Here's where things get complicated. That old laptop from 2012 finally crashed and the only way to rescue it was to take out the hard drive, restore it and re-install. But of course, it wasn’t that simple. A friend had given him her laptop from 2014 and he tried to get everything migrated over to that, but no dice. That story is way too complicated, but the upshot is that he’s now using two computers. The new one is not yet connected to the printer or able to scan from the printer. So he scanned his driver’s license into the old computer and planned to e-mail it to the new computer. But the document he was working on was one he got to through his e-mail and he was worried that he couldn’t sign on to his e-mail with one computer when it was open with the other and didn’t want to close out the other for fear of losing the document.

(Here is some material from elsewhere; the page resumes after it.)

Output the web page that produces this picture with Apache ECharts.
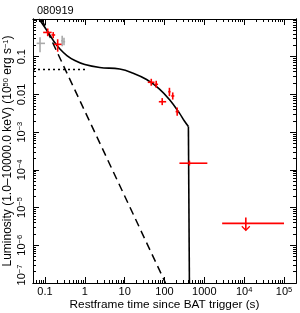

Following?

 

So in a moment of inspiration, he realized he could take a photo of his driver’s license and air drop it to the new computer. Brilliant! It worked! But… the form said it was too many megabytes to send by e-mail. And then, because survival is the name of the game and human beings are infinitely adaptable and he was a human being, he took a screenshot of the photo and lo and behold, it was sent!!! He reflected how lucky he was to use these labor-saving devices that save so much time.

 

Consider. In the old days, someone would have mailed him a contract with a copy in an envelope , sometimes with an SASE inside. (All you LOL texters probably don’t know what an SASE is. Go to the library and look it up! :-)) He would have signed both copies and sent it back. Done. No photo id’s needed and no sexual harassment videos to watch or DEI statements to sign or 55 page handbooks to read through. If they invite you, it means they’ve seen your work or read your books and trust that you’ll do your work. If you say something edgy at the workshop, it’s the grounds for something called conversation. One that might potentially enlarge both parties understanding. Live conversation with eye contact, body language, voice tones, facial expressions. 

 

Review the layered steps of electronic forms/ scans/ photos/ screenshots/ etc. and compare to signing a piece of paper, putting it an envelope and dropping it in the mailbox. Compare the old-fashioned communication options of live conversation, phone and letter with group e-mail/ personal e-mail/ text/ Facebook message/ Twitter/ Instagram/ leave a message on the phone because no one picks up to actually talk anymore and you see that our devices have not simplified our lives the way it promised.

 

Yes, our reluctant modern man agrees, he appreciates writing this Blog, getting his dopamine rush when 300 people like his Facebook post, sending a workshop announcement with a group e-mail list instead of designing a flyer, pasting some images on it, getting it copied at Kinko’s, folding three hundred by hand (later paying Kinko’s to do it), printing out address labels (earlier all by hand!), sticking them on plus a stamp plus stamping a return address. That was a lot of work! 


And yet, our hero recalls almost nostalgically, there was a ritual pleasure in the process, a slowed-down way to remember each person on the mailing list and imagining them attending the workshop, a way to draw the family together and get them to help with some promises of ice cream. And a grand satisfaction taking them all to the mailbox and watching them drop in and then receiving in the mail the little clip-off part of the flyer with name, address and phone number with something called a check inside and watching the list of attendees grow. There was a sense of full presence in the process that he doesn’t necessarily miss, but maybe just a little.

 

And now, he sends this whisking off into the ether so you, dear reader, can nod your head with agreement or in sleepiness reading about this boring subject. Perhaps you’re rolling your eyes or shaking your head in disbelief thinking how you could have solved his form-filling problem. But our hero will never know because you and he are missing the real live conversation. So call him up and ask him out for a beer. I promise he’ll answer his phone.